For over a week newspapers across Canada were filled with news about a missing 3-year child in British Columbia.
3-year-old B.C. boy may have been kidnapped, say police ran the headline in the Toronto Star on September 9. It was an "every parent's nightmare" story. The parents tucked their son into bed at night and when they went to his room the next morning he was gone. Missing.
The child had been known to walk in his sleep but never before had he left the house when doing so.
At the same time a man who had previously served time for violent behaviour was named by the police as a person of interest.
An Amber alert was issued. No one knew where either the man or boy might be. Neighbours took time off work to form search parties. A ferry was called back to the dock and searched after someone thought they saw the boy among the passengers.
On the 9th of September the mother of the "person of interest" publicly called for her son to turn himself in. On the 10th of September the police announced that they considered the boy not lost but abducted. On September 11 the police announced that morning they had received a call informing them that the boy had been returned to his home (which was temporarily empty) sometime during the night. The police rushed to the house where they found the boy asleep on the sofa in the living room. His parents, staying at a house just a few doors away, saw the police cars and rushed to their home wondering what was going on. What they saw was their son. On September 14 the police announced that the man suspected of kidnapping the boy had been located and arrested.

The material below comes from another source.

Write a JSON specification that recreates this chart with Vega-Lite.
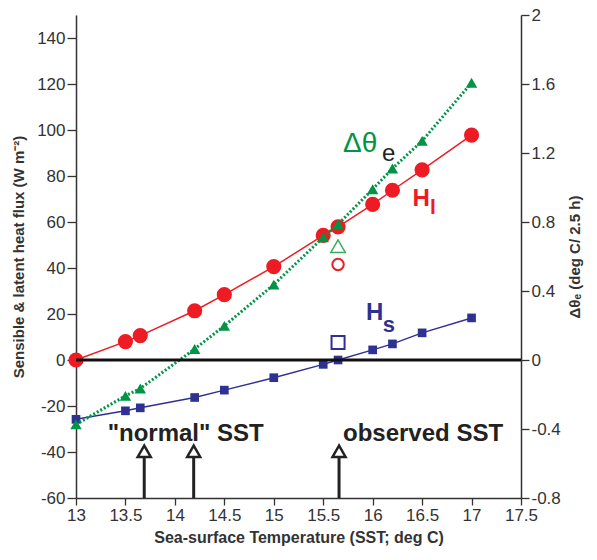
{
  "$schema": "https://vega.github.io/schema/vega-lite/v6.json",
  "width": 445,
  "height": 483,
  "autosize": {"type": "none"},
  "padding": {"left": 76, "top": 15, "right": 76, "bottom": 62},
  "background": "white",
  "config": {
    "view": {"stroke": null},
    "font": "Liberation Sans",
    "axis": {
      "grid": false,
      "domainColor": "#333333",
      "tickColor": "#333333",
      "labelColor": "#333333",
      "titleColor": "#333333",
      "labelFont": "Liberation Sans",
      "titleFont": "Liberation Sans",
      "labelFontSize": 17,
      "titleFontSize": 15,
      "titleFontWeight": "bold",
      "domainWidth": 1.5,
      "tickWidth": 1.3,
      "labelOverlap": false,
      "labelFlush": false
    }
  },
  "datasets": {
    "obs": [
      {"sst": 13.0, "Hl": 0.0, "Hs": -25.8, "dTheta": -0.373},
      {"sst": 13.5, "Hl": 8.0, "Hs": -22.1, "dTheta": -0.208},
      {"sst": 13.65, "Hl": 10.6, "Hs": -20.8, "dTheta": -0.165},
      {"sst": 14.2, "Hl": 21.4, "Hs": -16.3, "dTheta": 0.064},
      {"sst": 14.5, "Hl": 28.4, "Hs": -13.1, "dTheta": 0.198},
      {"sst": 15.0, "Hl": 40.6, "Hs": -7.7, "dTheta": 0.437},
      {"sst": 15.5, "Hl": 54.2, "Hs": -1.9, "dTheta": 0.711},
      {"sst": 15.65, "Hl": 57.9, "Hs": 0.0, "dTheta": 0.787},
      {"sst": 16.0, "Hl": 67.7, "Hs": 4.4, "dTheta": 0.99},
      {"sst": 16.2, "Hl": 73.8, "Hs": 7.0, "dTheta": 1.11},
      {"sst": 16.5, "Hl": 82.7, "Hs": 11.8, "dTheta": 1.27},
      {"sst": 17.0, "Hl": 97.8, "Hs": 18.3, "dTheta": 1.607}
    ],
    "model": [
      {"sst": 15.65, "Hl": 41.5, "Hs": 7.6, "dTheta": 0.66}
    ],
    "arrows": [
      {"sst": 13.69},
      {"sst": 14.19},
      {"sst": 15.66}
    ],
    "one": [{}]
  },
  "layer": [
    {
      "layer": [
        {
          "data": {"name": "obs"},
          "mark": {"type": "line", "color": "#ED1C24", "strokeWidth": 1.5},
          "encoding": {
            "x": {
              "field": "sst",
              "type": "quantitative",
              "scale": {"domain": [13, 17.5], "nice": false, "zero": false},
              "axis": {
                "title": "Sea-surface Temperature (SST; deg C)",
                "titleFontSize": 16,
                "titlePadding": 6,
                "values": [13.0, 13.5, 14.0, 14.5, 15.0, 15.5, 16.0, 16.5, 17.0, 17.5],
                "labelExpr": "'' + round(datum.value*10)/10",
                "tickSize": 7,
                "labelPadding": 2
              }
            },
            "y": {
              "field": "Hl",
              "type": "quantitative",
              "scale": {"domain": [-60, 150], "nice": false, "zero": false},
              "axis": {
                "orient": "left",
                "title": "Sensible & latent heat flux (W m⁻²)",
                "titlePadding": 10,
                "values": [-60, -40, -20, 0, 20, 40, 60, 80, 100, 120, 140],
                "labelExpr": "'' + datum.value",
                "tickSize": 9,
                "labelPadding": 2
              }
            }
          }
        },
        {
          "data": {"name": "obs"},
          "mark": {"type": "circle", "color": "#ED1C24", "size": 230, "opacity": 1},
          "encoding": {
            "x": {"field": "sst", "type": "quantitative"},
            "y": {"field": "Hl", "type": "quantitative"}
          }
        },
        {
          "data": {"name": "obs"},
          "mark": {"type": "line", "color": "#2E3192", "strokeWidth": 1.5},
          "encoding": {
            "x": {"field": "sst", "type": "quantitative"},
            "y": {"field": "Hs", "type": "quantitative"}
          }
        },
        {
          "data": {"name": "obs"},
          "mark": {"type": "square", "color": "#2E3192", "size": 75, "opacity": 1},
          "encoding": {
            "x": {"field": "sst", "type": "quantitative"},
            "y": {"field": "Hs", "type": "quantitative"}
          }
        },
        {
          "data": {"name": "model"},
          "mark": {"type": "point", "shape": "circle", "filled": false, "stroke": "#ED1C24", "strokeWidth": 2, "size": 130, "opacity": 1},
          "encoding": {
            "x": {"field": "sst", "type": "quantitative"},
            "y": {"field": "Hl", "type": "quantitative"}
          }
        },
        {
          "data": {"name": "model"},
          "mark": {"type": "point", "shape": "square", "filled": false, "stroke": "#2E3192", "strokeWidth": 2, "size": 170, "opacity": 1},
          "encoding": {
            "x": {"field": "sst", "type": "quantitative"},
            "y": {"field": "Hs", "type": "quantitative"}
          }
        }
      ]
    },
    {
      "layer": [
        {
          "data": {"name": "obs"},
          "mark": {"type": "line", "color": "#009444", "strokeWidth": 3, "strokeDash": [2, 2]},
          "encoding": {
            "x": {"field": "sst", "type": "quantitative"},
            "y": {
              "field": "dTheta",
              "type": "quantitative",
              "scale": {"domain": [-0.8, 2], "nice": false, "zero": false},
              "axis": {
                "orient": "right",
                "title": "Δθₑ  (deg C/ 2.5 h)",
                "titleAngle": 270,
                "titlePadding": 22,
                "labelOverlap": false,
                "values": [-0.8,-0.7,-0.6,-0.5,-0.4,-0.3,-0.2,-0.1,0,0.1,0.2,0.3,0.4,0.5,0.6,0.7,0.8,0.9,1.0,1.1,1.2,1.3,1.4,1.5,1.6,1.7,1.8,1.9,2.0],
                "labelExpr": "round(datum.value*10) % 4 === 0 ? '' + round(datum.value*10)/10 : ''",
                "tickSize": {"condition": {"test": "round(datum.value*10) % 4 === 0", "value": 8}, "value": 4},
                "labelPadding": 2
              }
            }
          }
        },
        {
          "data": {"name": "one"},
          "mark": {"type": "rule", "color": "#111111", "strokeWidth": 3},
          "encoding": {
            "y": {"datum": 0, "type": "quantitative"}
          }
        },
        {
          "data": {"name": "obs"},
          "mark": {"type": "point", "shape": "triangle-up", "filled": true, "color": "#009444", "size": 130, "opacity": 1},
          "encoding": {
            "x": {"field": "sst", "type": "quantitative"},
            "y": {"field": "dTheta", "type": "quantitative"}
          }
        },
        {
          "data": {"name": "model"},
          "mark": {"type": "point", "shape": "triangle-up", "filled": false, "stroke": "#3AAA5C", "strokeWidth": 1.5, "size": 210, "opacity": 1},
          "encoding": {
            "x": {"field": "sst", "type": "quantitative"},
            "y": {"field": "dTheta", "type": "quantitative"}
          }
        },
        {
          "data": {"name": "arrows"},
          "mark": {"type": "rule", "color": "#222222", "strokeWidth": 3},
          "encoding": {
            "x": {"field": "sst", "type": "quantitative"},
            "y": {"datum": -0.8, "type": "quantitative"},
            "y2": {"datum": -0.567}
          }
        },
        {
          "data": {"name": "arrows"},
          "mark": {"type": "point", "shape": "triangle-up", "filled": false, "stroke": "#222222", "strokeWidth": 2.5, "size": 170, "opacity": 1},
          "encoding": {
            "x": {"field": "sst", "type": "quantitative"},
            "y": {"datum": -0.529, "type": "quantitative"}
          }
        },
        {
          "data": {"name": "one"},
          "mark": {"type": "text", "text": "Δθ", "align": "left", "baseline": "alphabetic", "fontSize": 28, "color": "#009444"},
          "encoding": {"x": {"datum": 15.70, "type": "quantitative"}, "y": {"datum": 1.205, "type": "quantitative"}}
        },
        {
          "data": {"name": "one"},
          "mark": {"type": "text", "text": "e", "align": "left", "baseline": "alphabetic", "fontSize": 24, "color": "#222222"},
          "encoding": {"x": {"datum": 16.094, "type": "quantitative"}, "y": {"datum": 1.153, "type": "quantitative"}}
        },
        {
          "data": {"name": "one"},
          "mark": {"type": "text", "text": "H", "align": "left", "baseline": "alphabetic", "fontSize": 24, "fontWeight": "bold", "color": "#ED1C24"},
          "encoding": {"x": {"datum": 16.404, "type": "quantitative"}, "y": {"datum": 0.892, "type": "quantitative"}}
        },
        {
          "data": {"name": "one"},
          "mark": {"type": "text", "text": "l", "align": "left", "baseline": "alphabetic", "fontSize": 21, "fontWeight": "bold", "color": "#ED1C24"},
          "encoding": {"x": {"datum": 16.58, "type": "quantitative"}, "y": {"datum": 0.844, "type": "quantitative"}}
        },
        {
          "data": {"name": "one"},
          "mark": {"type": "text", "text": "H", "align": "left", "baseline": "alphabetic", "fontSize": 24, "fontWeight": "bold", "color": "#2E3192"},
          "encoding": {"x": {"datum": 15.932, "type": "quantitative"}, "y": {"datum": 0.233, "type": "quantitative"}}
        },
        {
          "data": {"name": "one"},
          "mark": {"type": "text", "text": "s", "align": "left", "baseline": "alphabetic", "fontSize": 22, "fontWeight": "bold", "color": "#2E3192"},
          "encoding": {"x": {"datum": 16.101, "type": "quantitative"}, "y": {"datum": 0.165, "type": "quantitative"}}
        },
        {
          "data": {"name": "one"},
          "mark": {"type": "text", "text": "\"normal\" SST", "align": "left", "baseline": "alphabetic", "fontSize": 24, "fontWeight": "bold", "color": "#222222"},
          "encoding": {"x": {"datum": 13.32, "type": "quantitative"}, "y": {"datum": -0.469, "type": "quantitative"}}
        },
        {
          "data": {"name": "one"},
          "mark": {"type": "text", "text": "observed SST", "align": "left", "baseline": "alphabetic", "fontSize": 24, "fontWeight": "bold", "color": "#222222"},
          "encoding": {"x": {"datum": 15.70, "type": "quantitative"}, "y": {"datum": -0.469, "type": "quantitative"}}
        }
      ]
    }
  ],
  "resolve": {"scale": {"y": "independent"}, "axis": {"y": "independent"}}
}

No one knows what happened to the little boy over the days he was missing but he was returned in apparent good health to the arms of his family. As child abduction stories go this is about as "good" as it gets.
Today, the Toronto Star published a much needed PSA, Why Kienan’s abduction was 1 in 10 million, about child abduction. Kienan's case is unusual in many ways. Most children who go missing are killed within a few hours of their abduction. More importantly most children who go missing are not abducted by what the article refers to as "complete" strangers. The person lurking in the woods, the monster checking out the house as they drive slowly by and the predators who hang on in the park. Yes, it was the bogeyman who stole Kienan away in the night but statistics tell us that what parents really need to know is the person to watch for is the angry ex, the baby-sitter and that cousin who only started to spend time at the house after the kids were born.